The evidence is compelling and robust, a call for evidence in 2020 received over 400 submissions. Over 40% of the submissions received described physically abusive behaviour towards gymnasts, mostly during training sessions. The correlations are strongly associated to the tactics and techniques of abuse my mam described in 1976 i.e. the withholding of food, water and access to the toilet withheld during training sessions, excessive weight monitoring. Actual physical punishments and abuse were common with children being sat on, pulled and stretched. One child described how they thought their leg would snap. It is deeply disturbing to read and sadly all too familiar.
What the children said
The terms of reference included an exploration of why children and parents had found it so difficult to make disclosures of abuse when safeguarding polices were in place. The response to this was clear, fear of de-selection or demotion was cited as a key reason for not disclosing. One child said:
“I feared if I spoke out or stood up to said bully/coach I could be jeopardising my chances of making it to the Olympics”.
Another said:
“We have always been made to feel like if we speak up we will get removed from the team or even worse…”
And another:
“The culture has been one where coaches and gymnasts are expected to put up and shut up and never question the management for fear of not being selected for teams…”
Fear exposed in the Whyte Review
Safeguarding policy rendered ineffective to the point of uselessness by the culture of fear – fear of telling, fear of being judged, fear that funding would be removed, and fear that a career would be ended. Whyte is transparent in her view that Britain’s pursuit of Olympic glory and the linking of a gymnast’s medal potential with funding, may have obscured a focus on safeguarding. Campaign group Gymnasts for Change even clearer:
“Ultimately, medals were prioritised over athlete welfare”.
So what’s next, what will it take to ensure children are safe in sport or as Anne Whyte QC, author of the Whyte Review puts it-
“One wonders how many sporting scandals it will take before the government of the day appreciates it needs to take more action to protect children who participate in sport”.
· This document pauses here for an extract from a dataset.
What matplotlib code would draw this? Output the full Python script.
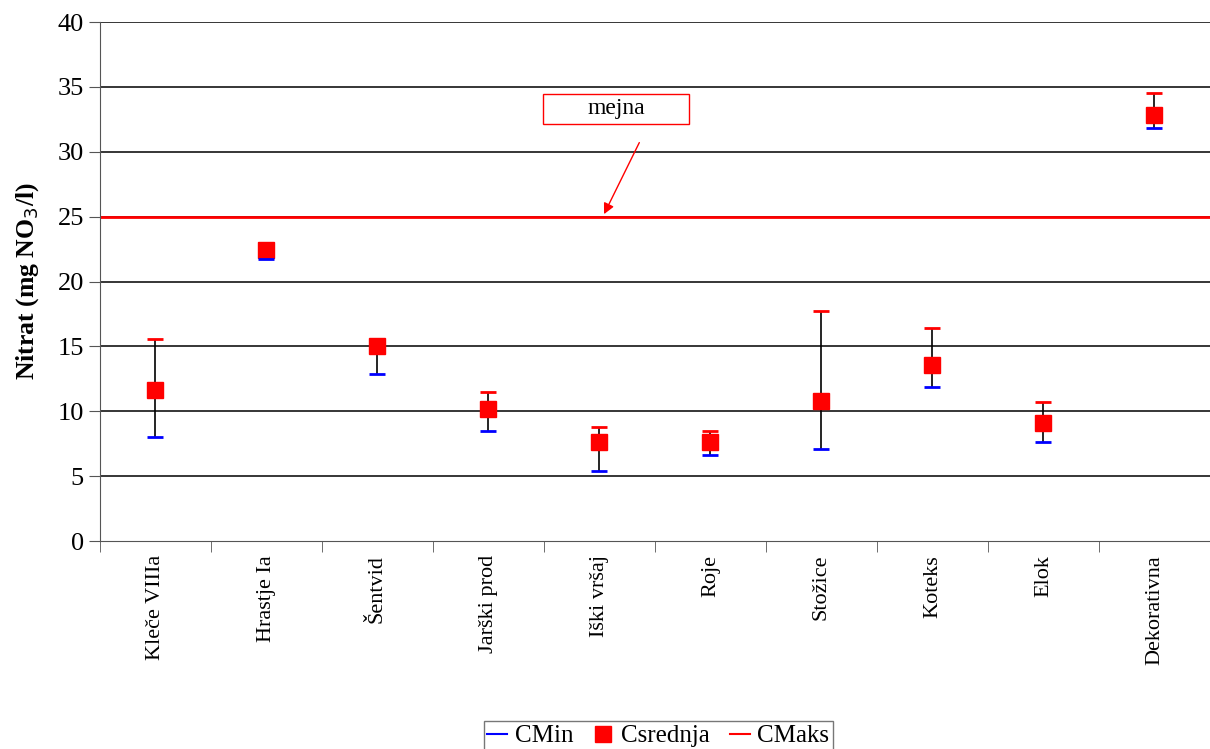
import matplotlib
matplotlib.use('Agg')
from matplotlib import pyplot as plt
from matplotlib.lines import Line2D
from matplotlib.patches import Rectangle
import numpy as np

plt.rcParams['font.family'] = ['Liberation Serif', 'DejaVu Serif']

# data
sites = ['Kleče VIIIa', 'Hrastje Ia', 'Šentvid', 'Jarški prod', 'Iški vršaj',
         'Roje', 'Stožice', 'Koteks', 'Elok', 'Dekorativna']
c_min = [8.0, 21.7, 12.9, 8.5, 5.4, 6.6, 7.1, 11.9, 7.6, 31.8]
c_mean = [11.6, 22.4, 15.0, 10.2, 7.6, 7.6, 10.8, 13.6, 9.1, 32.8]
c_max = [15.6, 23.0, 15.4, 11.5, 8.8, 8.45, 17.7, 16.4, 10.7, 34.5]
limit = 25

x = np.arange(len(sites))

fig = plt.figure(figsize=(12.1, 7.49), dpi=100)
ax = fig.add_axes([0.0826, 0.2777, 0.9174, 0.6929])

# grid
for v in range(5, 45, 5):
    ax.axhline(v, color='black', lw=1.1, zorder=0)

# min-max whiskers
ax.vlines(x, c_min, c_max, color='black', lw=1.2, zorder=2)
ax.plot(x, c_mean, ls='none', marker='s', ms=11, color='red', zorder=4)
ax.plot(x, c_min, ls='none', marker='_', ms=12, mew=2, color='blue', zorder=5)
ax.plot(x, c_max, ls='none', marker='_', ms=12, mew=2, color='red', zorder=5)

# limit line
ax.axhline(limit, color='red', lw=2, zorder=1)
ax.add_patch(Rectangle((3.49, 32.14), 1.32, 2.31, fill=False, edgecolor='red',
                       lw=1, zorder=5))
ax.text(4.15, 33.3, 'mejna', ha='center', va='center', fontsize=17, zorder=6)
ax.annotate('', xy=(4.03, limit), xytext=(4.37, 30.9),
            arrowprops=dict(arrowstyle='-|>', color='red', lw=1,
                            mutation_scale=16))

ax.set_xlim(-0.5, len(sites) - 0.5)
ax.set_ylim(0, 40)
ax.set_yticks(range(0, 45, 5))
ax.set_xticks(x)
ax.set_xticklabels(sites, rotation=90, fontsize=16)
ax.tick_params(axis='x', length=0, pad=10)
ax.set_xticks(np.arange(-0.5, len(sites), 1), minor=True)
ax.tick_params(axis='x', which='minor', length=8, direction='out', color='#555555')
ax.tick_params(axis='y', labelsize=19, length=8, direction='out', color='#555555')
ax.set_ylabel('Nitrat (mg NO$_3$/l)', fontsize=18.5, fontweight='bold', labelpad=12)

for s in ['top', 'right']:
    ax.spines[s].set_visible(False)
ax.spines['left'].set_color('#555555')
ax.spines['bottom'].set_color('#555555')

handles = [Line2D([], [], color='blue', lw=1.5),
           Line2D([], [], ls='none', marker='s', ms=12, color='red'),
           Line2D([], [], color='red', lw=1.5)]
leg = fig.legend(handles, ['CMin', 'Csrednja', 'CMaks'], loc='upper center',
                 bbox_to_anchor=(0.544, 0.054), ncol=3, fontsize=18,
                 frameon=True, fancybox=False, handlelength=0.8,
                 handletextpad=0.3, columnspacing=0.8, borderpad=0.15)
leg.get_frame().set_edgecolor('#555555')
leg.get_frame().set_linewidth(1)

fig.savefig('out.png', dpi=100)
Whyte calls for an independent sports ombudsman, but is this enough? The response from British Gymnastics makes the right nods but we have heard the comments all before in different yet strangely the same similar reviews:
“Watershed moment” tick
“Deeply sorry” tick.
Safeguarding is everyone’s responsibility
My view is safeguarding is everyone’s responsibility and putting children in a position where winning is seen to be valued above all else fosters environments in which abuse flourishes. Sponsors, funders and government must step up and look beyond profit and national pride that is often based on a temporary boost in the immediate aftermath of an event .Investment is needed in genuine longer term programmes with metrics that extent beyond medals.
Sport is good for us, we know that, it has the potential to build confidence, self-esteem, develop skills, and keep us healthy. We can’t however all be elite athletes, does that make us any less valuable or that playing sport should have less meaning in our lives? Sport should be for us all and we should all be safe to participate free from ridicule, punishment or abuse. The dark side of sport can only be tackled if we shift emphasis from profit to people, from winning to welfare it’s that simple really.
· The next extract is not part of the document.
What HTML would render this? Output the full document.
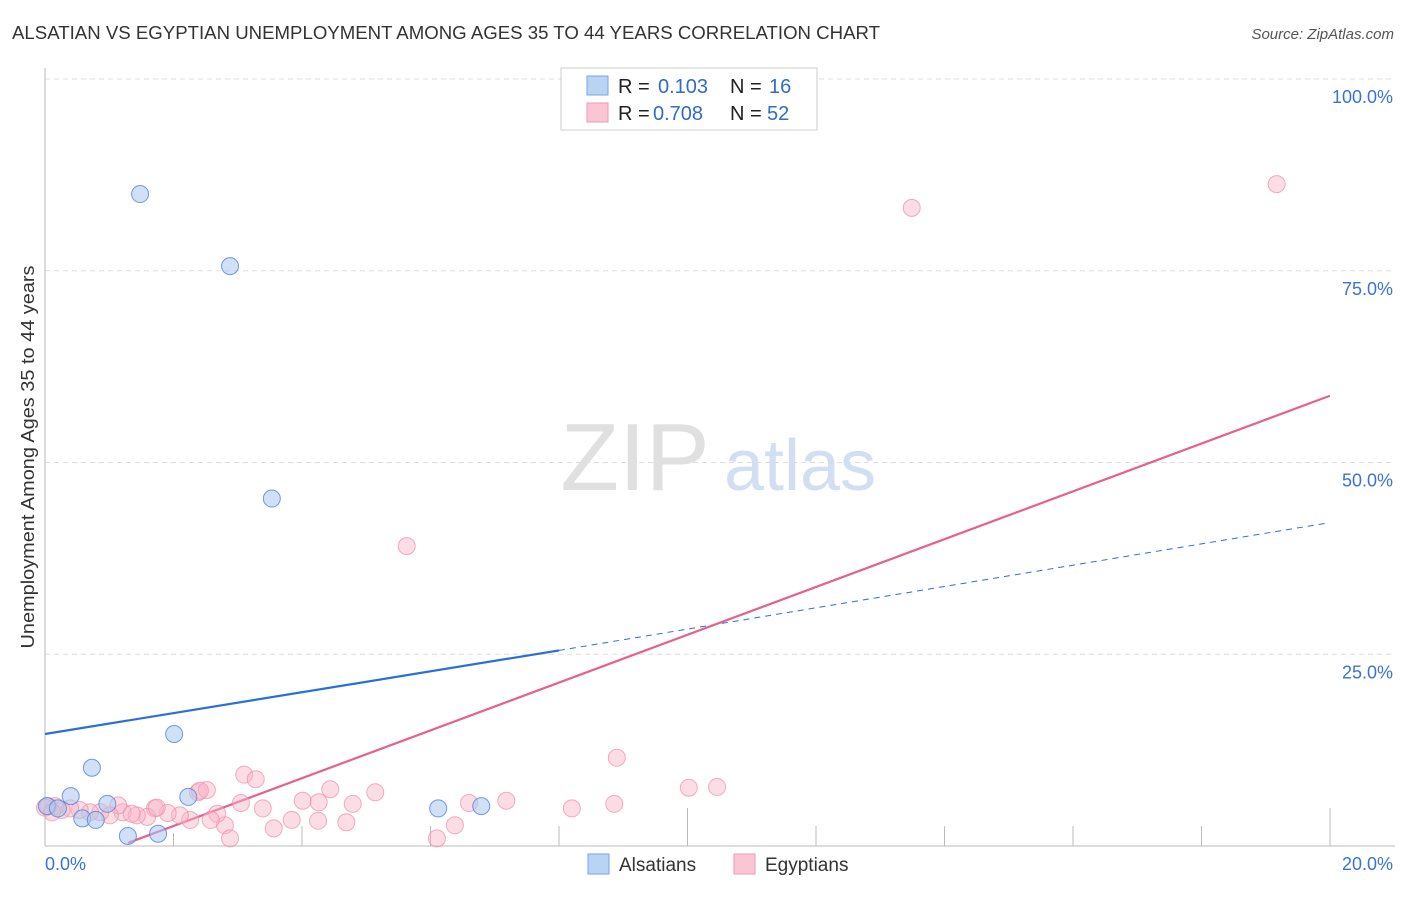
<!DOCTYPE html>
<html><head><meta charset="utf-8"><style>
body{margin:0;background:#fff;font-family:"Liberation Sans",sans-serif;}
svg text{font-family:"Liberation Sans",sans-serif;}
</style></head><body>
<svg id="chart" width="1406" height="892" xmlns="http://www.w3.org/2000/svg">
<text x="12" y="39" font-size="18" fill="#333" textLength="868" lengthAdjust="spacingAndGlyphs">ALSATIAN VS EGYPTIAN UNEMPLOYMENT AMONG AGES 35 TO 44 YEARS CORRELATION CHART</text>
<text x="1394" y="39" font-size="15" fill="#555" font-style="italic" text-anchor="end">Source: ZipAtlas.com</text>
<text x="34" y="457" font-size="18" fill="#333" text-anchor="middle" textLength="383" lengthAdjust="spacingAndGlyphs" transform="rotate(-90 34 457)">Unemployment Among Ages 35 to 44 years</text>
<g id="grid"></g>
<g id="wm">
<text x="635" y="490" font-size="96" fill="#e0e0e0" font-family="Liberation Serif" text-anchor="middle">ZIP</text>
<text x="800" y="490" font-size="72" fill="#d2dff3" text-anchor="middle">atlas</text>
</g>
<g id="axes"></g>
<g id="lines"></g>
<g id="pts"></g>
<g>
<rect x="561" y="68" width="256" height="62" fill="#fff" stroke="#ccc"/>
<rect x="587" y="76" width="21" height="19" fill="#b9d3f5" stroke="#7aa6e0"/>
<rect x="587" y="103" width="21" height="19" fill="#fac6d5" stroke="#ee9ab3"/>
<text x="618" y="93" font-size="20" fill="#222">R =</text><text x="658" y="93" font-size="20" fill="#2f6cc9">0.103</text>
<text x="730" y="93" font-size="20" fill="#222">N =</text><text x="769" y="93" font-size="20" fill="#2f6cc9">16</text>
<text x="618" y="120" font-size="20" fill="#222">R =</text><text x="653" y="120" font-size="20" fill="#2f6cc9">0.708</text>
<text x="730" y="120" font-size="20" fill="#222">N =</text><text x="767" y="120" font-size="20" fill="#2f6cc9">52</text>
</g>
<g>
<rect x="588" y="854" width="21" height="20" fill="#b9d3f5" stroke="#7aa6e0"/>
<text x="619" y="871" font-size="19" fill="#333">Alsatians</text>
<rect x="734" y="854" width="21" height="20" fill="#fac6d5" stroke="#ee9ab3"/>
<text x="765" y="871" font-size="19" fill="#333">Egyptians</text>
</g>
</svg>
<script>
const blueX=[1.48,2.88,3.53,2.01,0.73,0.40,0.03,0.20,0.97,0.58,0.79,2.23,1.29,1.76,6.12,6.79];
const blueY=[85.0,75.6,45.3,14.6,10.2,6.5,5.2,4.9,5.5,3.6,3.4,6.4,1.3,1.6,4.9,5.2];
const pinkX=[19.17,13.49,5.63,8.90,3.10,3.28,2.38,2.52,4.44,5.14,10.02,10.46,3.05,4.01,4.26,4.79,6.60,7.18,8.20,8.86,3.39,3.84,4.25,4.69,3.56,2.80,2.68,2.88,2.58,6.10,6.38,2.26,2.10,1.91,1.71,1.59,1.43,1.21,1.14,1.01,0.86,0.70,0.54,0.39,0.26,0.16,0.05,0.0,0.11,1.74,1.35,2.41];
const pinkY=[86.3,83.2,39.1,11.5,9.3,8.7,7.0,7.3,7.4,7.0,7.6,7.7,5.6,5.9,5.7,5.5,5.6,5.9,4.9,5.5,4.9,3.4,3.3,3.1,2.3,2.7,4.2,1.0,3.4,1.0,2.7,3.4,4.0,4.3,4.9,3.8,4.0,4.4,5.3,4.0,4.4,4.4,4.7,4.9,4.7,5.2,5.2,5.0,4.4,5.0,4.2,7.2];
const blueLine=[[0,14.6],[8.0,25.5],[19.95,42.1]];
const pinkLine=[[1.29,0.4],[20,58.7]];
const yTicks=[25,50,75,100];
const yTickLabels=["25.0%","50.0%","75.0%","100.0%"];
const xTicks=[2,4,6,8,10,12,14,16,18,20];
const ns="http://www.w3.org/2000/svg";
const X=v=>45+v*64.25, Y=v=>846-v*7.67;
function mk(t,a,p){const e=document.createElementNS(ns,t);for(const k in a)e.setAttribute(k,a[k]);document.getElementById(p).appendChild(e);return e;}
yTicks.forEach((t,i)=>{
  const g=mk('line',{x1:45,x2:1395,y1:Y(t),y2:Y(t),stroke:'#ddd','stroke-dasharray':'5,4'},'grid');
  
  
  const l=mk('text',{x:1393,y:Y(t)+24,'font-size':18,fill:'#3a74d0','text-anchor':'end'},'axes');
  l.textContent=yTickLabels[i];
  
  
});
const a1=mk('line',{x1:45,x2:45,y1:68,y2:846,stroke:'#bbb'},'axes');


const a2=mk('line',{x1:45,x2:1395,y1:846,y2:846,stroke:'#bbb'},'axes');


xTicks.forEach((t,i)=>{
  const top=(t===2)?833:((t===10||t===20)?808:826);
  const tk=mk('line',{x1:X(t),x2:X(t),y1:top,y2:846,stroke:'#bbb'},'axes');
  
  
});
const x0=mk('text',{x:45,y:870,'font-size':18,fill:'#3a74d0'},'axes');x0.textContent='0.0%';


const x1=mk('text',{x:1393,y:870,'font-size':18,fill:'#3a74d0','text-anchor':'end'},'axes');x1.textContent='20.0%';


pinkX.forEach((v,i)=>{
  const c=mk('circle',{cx:X(v),cy:Y(pinkY[i]),r:8.5,fill:'rgba(248,180,200,0.45)',stroke:'rgba(235,140,170,0.7)'},'pts');
  
  
});
blueX.forEach((v,i)=>{
  const c=mk('circle',{cx:X(v),cy:Y(blueY[i]),r:8.5,fill:'rgba(170,200,240,0.55)',stroke:'rgba(80,130,210,0.8)'},'pts');
  
  
});
const bl=mk('line',{x1:X(blueLine[0][0]),y1:Y(blueLine[0][1]),x2:X(blueLine[1][0]),y2:Y(blueLine[1][1]),stroke:'#2a6fd6','stroke-width':2.2},'lines');


const bd=mk('line',{x1:X(blueLine[1][0]),y1:Y(blueLine[1][1]),x2:X(blueLine[2][0]),y2:Y(blueLine[2][1]),stroke:'#2a6fd6','stroke-width':1,'stroke-dasharray':'6,5'},'lines');


const pl=mk('line',{x1:X(pinkLine[0][0]),y1:Y(pinkLine[0][1]),x2:X(pinkLine[1][0]),y2:Y(pinkLine[1][1]),stroke:'#e5618e','stroke-width':2.2},'lines');


</script>
</body></html>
I feel hope in the form of athletes such as Marcus Rashforth and Hannah Mills who have used sport as a platform to tackle society’s big issues like inequality, poverty and the climate crisis. I look towards Emma Raducanu who takes enjoyment in all sport whilst being clear she’s letting go of being perfect.
I still want to do cartwheels just for the sheer joy of the freedom that movement brings. I want every child to have that option open to them, fear from judgement, free from harm.